The good news is that basic exercise programs that simply get the body moving have been shown to have lasting improvements in patients with PD. This includes things like Tai Chi, resistance training, and even boxing training have been shown to have positive lasting effects in people with early to moderate symptoms.
How does something as simple as exercise improve the symptoms of a brain disease like PD? How can we use some of these concepts to help patients with PD overcome plateaus in their improvement? That’s what I’ll try to answer today.
Proprioception: The Underdog of the Senses
It’s hard to appreciate just how complicated balance is until you start to lose it. The maintenance of posture and balance is so important and complex in the human body that some of the largest and fastest tracts in your spinal cord are dedicated to the use of your back muscles.
In order for balance to work properly, it requires the use of 3 super important sensory systems. This includes your vision from your eyes, the vestibular system from your inner ears, and your proprioceptive system from your skin and joints. Most of use can understand how important your vision and vesibular system are to your sense of balance so I won’t get into that much, but many people have no idea what proprioception is.
Proprioception is a sense dictated by movement detected by your skin, muscles, and joints. If you were to close your eyes and raise your hand over your head, you can reach up with your other hand and touch that body part without looking at it. How does your body know? Because there are sensors in your skin and joints telling your brain where it is in space all of the time.
When it comes to balance, these same sensors that exist in your spine and in your ankles play an enormous role in keeping you upright, and it is the breakdown in this system that commonly leads to balance and posture problems in people with PD.
When Proprioception Breaks Down
Research has shown that patients with Parkinson’s Disease typically have a balance system that is overly reliant on vision and has mostly normal inner ear function. This implies that it is the proprioceptive system that breaks down leading to a heavier reliance on vision to compensate.
Why does this break down? Because the basal ganglia (the area of the brain affected by Parkinson’s) plays a really important role in your body’s joint position awareness. The basal ganglia is a really important relay station for proprioceptive information to get to the higher parts of the brain in the cortex. When the brain can’t integrate this proprioception, then it can’t provide feedback to the muscular system to make appropriate adjustments.

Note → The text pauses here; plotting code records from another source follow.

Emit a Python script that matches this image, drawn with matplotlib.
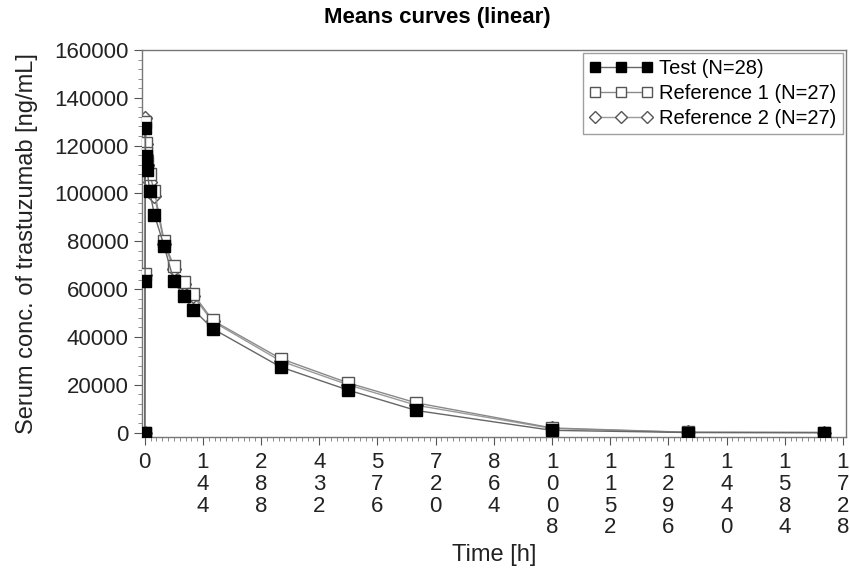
import matplotlib.pyplot as plt
from matplotlib.ticker import MultipleLocator
import numpy as np

plt.rcParams["font.family"] = ["Liberation Sans", "DejaVu Sans"]

# 時間と平均濃度
time_h = [0, 0.75, 1.5, 2, 4, 6, 12, 24, 48, 72, 96, 120, 168,
          336, 504, 672, 1008, 1344, 1680]

test_conc = [0, 63500, 127500, 115500, 112000, 110000, 101000, 91000,
             78000, 63500, 57000, 51500, 43500, 27500, 17800, 9300,
             1000, 100, 50]
ref1_conc = [0, 66500, 130000, 121000, 117000, 113000, 108000, 101000,
             80000, 69500, 63000, 58000, 47000, 31000, 20800, 12500,
             2000, 200, 100]
ref2_conc = [0, 66000, 131500, 120500, 116000, 112000, 105000, 99000,
             79000, 68500, 62000, 57000, 46500, 30000, 20000, 11500,
             1800, 150, 80]

x_ticks = [0, 144, 288, 432, 576, 720, 864, 1008, 1152, 1296, 1440, 1584, 1728]
y_ticks = [0, 20000, 40000, 60000, 80000, 100000, 120000, 140000, 160000]

fig = plt.figure(figsize=(8.5, 5.74), dpi=100)
ax = fig.add_axes([0.167, 0.239, 0.828, 0.674])

ax.plot(time_h, ref2_conc, "-", color="#9a9a9a", lw=1.0,
        marker="D", ms=7, mfc="white", mec="#555555", mew=1.0,
        label="Reference 2 (N=27)", zorder=2)
ax.plot(time_h, ref1_conc, "-", color="#8a8a8a", lw=1.0,
        marker="s", ms=8, mfc="white", mec="#555555", mew=1.0,
        label="Reference 1 (N=27)", zorder=3)
ax.plot(time_h, test_conc, "-", color="#666666", lw=1.0,
        marker="s", ms=9, mfc="black", mec="black",
        label="Test (N=28)", zorder=4)

ax.set_xlim(-7, 1735)
ax.set_ylim(-1700, 160000)

ax.set_xticks(x_ticks)
ax.set_xticklabels(["\n".join(str(v)) for v in x_ticks], linespacing=1.05)
ax.xaxis.set_minor_locator(MultipleLocator(14.4))
ax.set_yticks(y_ticks)
ax.yaxis.set_minor_locator(MultipleLocator(4000))

ax.tick_params(axis="both", which="major", labelsize=16, direction="out",
               length=6, color="#555555", labelcolor="#222222")
ax.tick_params(axis="x", which="major", pad=5)
ax.tick_params(axis="both", which="minor", direction="out", length=3,
               color="#777777")
for s in ax.spines.values():
    s.set_color("#777777")
    s.set_linewidth(1.0)

fig.text(437 / 850, 1 - 18 / 574, "Means curves (linear)", fontsize=16,
         fontweight="bold", ha="center", va="center")
ax.set_xlabel("Time [h]", fontsize=17, color="#222222", labelpad=4)
ax.set_ylabel("Serum conc. of trastuzumab [ng/mL]", fontsize=17,
              color="#222222", labelpad=12)

handles, labels = ax.get_legend_handles_labels()
leg = ax.legend(handles[::-1], labels[::-1], loc="upper right", numpoints=3,
                fontsize=14.5, frameon=True, fancybox=False, borderaxespad=0.15,
                handlelength=3.2, handletextpad=0.3, borderpad=0.3,
                labelspacing=0.3)
leg.get_frame().set_edgecolor("#888888")
leg.get_frame().set_linewidth(1.0)
for h in leg.legend_handles:
    h.set_markersize(6.5)

fig.savefig("out.png", dpi=100)
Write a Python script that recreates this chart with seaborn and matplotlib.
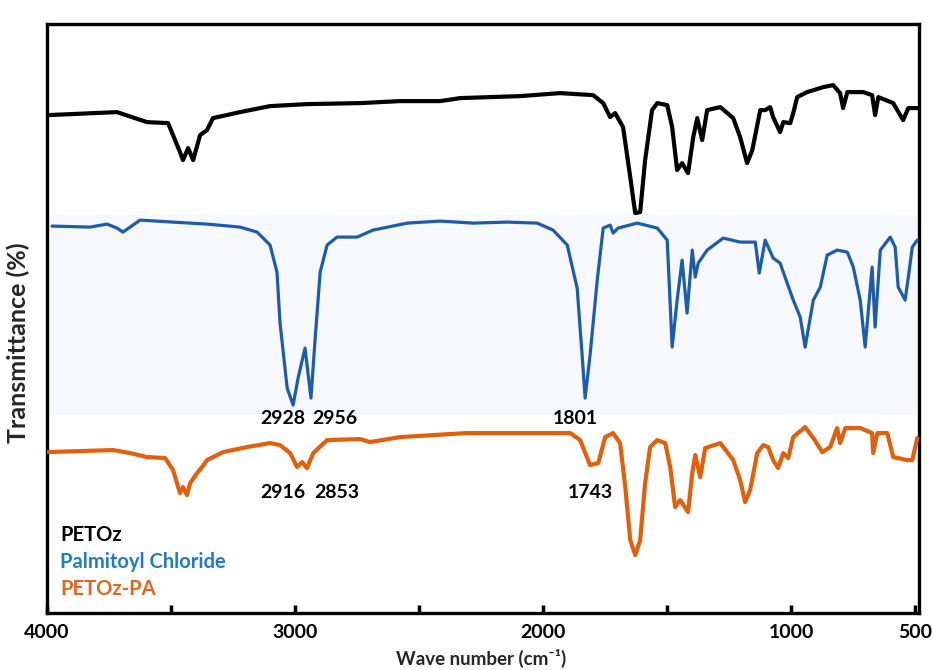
import numpy as np
import pandas as pd
import matplotlib
matplotlib.use('Agg')
import matplotlib.pyplot as plt
import seaborn as sns

# PETOz (black, top trace)
petoz_wn = [3996, 3718, 3597, 3512, 3464, 3452, 3431, 3411, 3383, 3355, 3331, 3222, 3101,
            2952, 2738, 2577, 2415, 2335, 2093, 1932, 1799, 1758, 1730, 1710, 1678, 1649,
            1629, 1609, 1589, 1561, 1540, 1500, 1480, 1460, 1440, 1416, 1395, 1379, 1359,
            1339, 1286, 1234, 1206, 1178, 1157, 1125, 1105, 1085, 1073, 1045, 1032, 1004,
            992, 976, 936, 871, 831, 803, 791, 774, 710, 674, 662, 649, 589, 549, 528, 488]
petoz_t = [99.6, 100.2, 98.2, 98.0, 92.2, 90.6, 93.0, 90.6, 95.6, 96.6, 99.0, 100.2, 101.4,
           101.8, 102.0, 102.4, 102.4, 103.0, 103.4, 104.0, 103.6, 102.0, 99.2, 100.0, 97.2, 87.2,
           80.0, 80.2, 90.6, 100.6, 102.0, 101.6, 97.2, 88.6, 90.0, 88.0, 95.2, 99.0, 94.6,
           100.6, 101.2, 99.0, 95.2, 90.0, 92.6, 100.6, 100.6, 101.2, 99.2, 96.2, 98.2, 98.0,
           100.0, 103.2, 104.2, 105.2, 105.6, 104.0, 101.0, 104.2, 104.2, 103.6, 99.6, 103.2,
           102.0, 98.6, 101.0, 101.0]

# Palmitoyl chloride (blue, middle trace)
pc_wn = [3980, 3827, 3758, 3718, 3694, 3665, 3625, 3492, 3355, 3222, 3153, 3101, 3073, 3061,
         3032, 3008, 2988, 2960, 2936, 2919, 2899, 2871, 2831, 2750, 2686, 2548, 2415, 2282,
         2145, 2024, 1960, 1903, 1863, 1843, 1831, 1811, 1782, 1758, 1730, 1718, 1698, 1621,
         1540, 1500, 1480, 1460, 1440, 1420, 1399, 1387, 1375, 1339, 1274, 1206, 1145, 1129,
         1105, 1073, 1045, 992, 964, 944, 911, 883, 855, 815, 774, 750, 722, 702, 674, 662,
         641, 601, 581, 569, 541, 528, 512, 492]
pc_t = [77.4, 77.2, 77.8, 77.0, 76.2, 77.2, 78.6, 78.2, 77.8, 77.2, 76.2, 73.6, 68.2, 58.2,
        45.0, 41.6, 47.0, 53.0, 43.0, 55.0, 68.2, 73.6, 75.2, 75.2, 76.6, 78.0, 78.4, 78.0,
        78.2, 78.0, 76.6, 73.6, 65.0, 51.6, 43.0, 51.6, 66.6, 77.0, 77.6, 76.0, 77.0, 78.0,
        77.0, 74.6, 53.2, 62.6, 70.6, 60.0, 72.6, 67.2, 70.0, 72.6, 75.0, 74.2, 74.2, 68.0,
        74.6, 71.0, 70.0, 62.6, 59.2, 53.2, 62.6, 65.2, 71.6, 72.6, 72.2, 69.2, 62.6, 53.2,
        69.2, 57.2, 72.6, 75.2, 73.2, 65.2, 62.6, 67.2, 73.2, 74.6]

# PETOz-PA (orange, bottom trace)
pa_wn = [3996, 3734, 3665, 3597, 3524, 3492, 3464, 3452, 3436, 3423, 3395, 3375, 3355, 3290,
         3194, 3101, 3061, 3020, 2992, 2972, 2952, 2927, 2871, 2738, 2698, 2577, 2307, 2012,
         1891, 1851, 1811, 1778, 1750, 1718, 1690, 1669, 1649, 1629, 1609, 1589, 1569, 1540,
         1508, 1488, 1468, 1448, 1416, 1399, 1387, 1367, 1347, 1286, 1234, 1206, 1186, 1166,
         1137, 1113, 1093, 1073, 1053, 1032, 1012, 992, 944, 911, 875, 843, 815, 803, 782,
         722, 674, 670, 653, 613, 589, 532, 512, 492]
pa_t = [32.2, 32.6, 32.0, 31.2, 31.0, 28.6, 24.0, 25.2, 23.6, 26.0, 28.0, 29.2, 30.6, 32.2,
        33.2, 34.0, 33.6, 32.0, 29.2, 30.2, 29.0, 32.0, 34.6, 34.8, 34.2, 35.2, 36.0, 36.0,
        36.0, 34.6, 29.6, 30.0, 35.2, 36.0, 34.0, 25.2, 14.6, 11.6, 14.6, 26.0, 33.2, 34.6,
        34.0, 29.2, 21.2, 22.6, 20.2, 28.0, 31.6, 27.2, 33.0, 34.0, 30.6, 26.6, 22.2, 24.6,
        32.0, 33.6, 33.2, 30.6, 29.0, 32.0, 31.0, 35.2, 37.2, 35.0, 32.2, 33.2, 37.0, 34.0,
        37.0, 37.0, 36.0, 32.0, 36.0, 36.0, 31.2, 30.6, 30.6, 35.0]

peak_labels = ['2928', '2956', '1801', '2916', '2853', '1743']
peak_wn = [3048, 2839, 1871, 3048, 2831, 1811]
peak_t = [39.0, 39.0, 39.0, 24.2, 24.2, 24.2]

names = ['PETOz', 'Palmitoyl Chloride', 'PETOz-PA']
line_colors = ['#000000', '#1c5cab', '#e2600c']
text_colors = ['#000000', '#1f7ccb', '#e8641c']

sns.set_theme(style='white')
plt.rcParams['font.family'] = ['Lato', 'DejaVu Sans']
plt.rcParams['font.weight'] = 'bold'

fig = plt.figure(figsize=(9.33, 6.7), dpi=100)
ax = fig.add_axes([0.0504, 0.085, 0.9346, 0.879])

# faint grey patch behind the middle spectrum (pasted image background)
ax.axhspan(39.6, 79.6, xmin=0.005, xmax=1.0, color='#f6f8fb', lw=0, zorder=0)

spectra = [(petoz_wn, petoz_t, 3.0), (pc_wn, pc_t, 2.3), (pa_wn, pa_t, 3.0)]
for (wn, t, lw), name, c in zip(spectra, names, line_colors):
    df = pd.DataFrame({'wn': wn, 't': t})
    sns.lineplot(data=df, x='wn', y='t', ax=ax, color=c, lw=lw, estimator=None,
                 sort=False, zorder=3)

for lab, x, y in zip(peak_labels, peak_wn, peak_t):
    ax.text(x, y, lab, ha='center', va='center', fontsize=14, fontweight='bold',
            color='black')

for i, (name, c) in enumerate(zip(names, text_colors)):
    ax.text(3948, 15.6 - i * 5.4, name, ha='left', va='center', fontsize=14.5,
            fontweight='bold', color=c)

ax.set_xlim(4000, 485)
ax.set_ylim(0, 117.8)
ax.set_xticks([4000, 3500, 3000, 2500, 2000, 1500, 1000, 500])
ax.set_xticklabels(['4000', '', '3000', '', '2000', '', '1000', '500'])
ax.set_yticks([])
ax.tick_params(axis='x', direction='in', length=6, width=2.5, pad=8, labelsize=14,
               bottom=True, top=False, colors='black')
for lab in ax.get_xticklabels():
    lab.set_fontweight('bold')
for s in ax.spines.values():
    s.set_visible(True)
    s.set_color('black')
    s.set_linewidth(2.4)
ax.set_xlabel('')
ax.set_ylabel('')

fig.text(18 / 933, 1 - 343 / 670, 'Transmittance (%)', rotation=90, ha='center',
         va='center', fontsize=18, fontweight='bold')
fig.text(481 / 933, 1 - 658 / 670, 'Wave number (cm\u207b\u00b9)', ha='center',
         va='center', fontsize=13.5, fontweight='bold')

fig.savefig('out.png', dpi=100)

This can be problematic because in people without balance problems need proprioception to stay upright and balanced with stability. If you can’t make adjustments to your muscular system, especially in the dark, then your likelihood for falling increases dramatically with a little push from an unexpected source.
Teaching an Old Brain New Tricks
Proprioception is a big fancy word that sounds like it requires tools and advanced therapies, but in reality it is generated by simple movement. Every time your muscles contract or a joint moves, you are increasing proprioception into the brain!
That’s why exercise of all shapes and sizes tends to help patients with Parkinson’s Disease.
In addition to standard exercise programs, patients with PD may benefit from therapies that help their brain better integrate sensory stimuli. This can include different types of proprioceptive therapies that include visual feedback training, eye movement training, and vestibular rehabilitation from a functional neurology perspective.
Plus the impact that a specifically targeted chiropractic adjustment has on the the proprioceptive system of the brain is becoming more well documented as a reason it can help people maintain better balance.
The right combination of therapies may help patients with PD improve posture, gait, and general difficulties with movement. While we can’t fix the area of the brain that is damaged, because the brain has the ability to change itself, we can teach different parts of the brain new tricks to help the brain better adapt to the environment.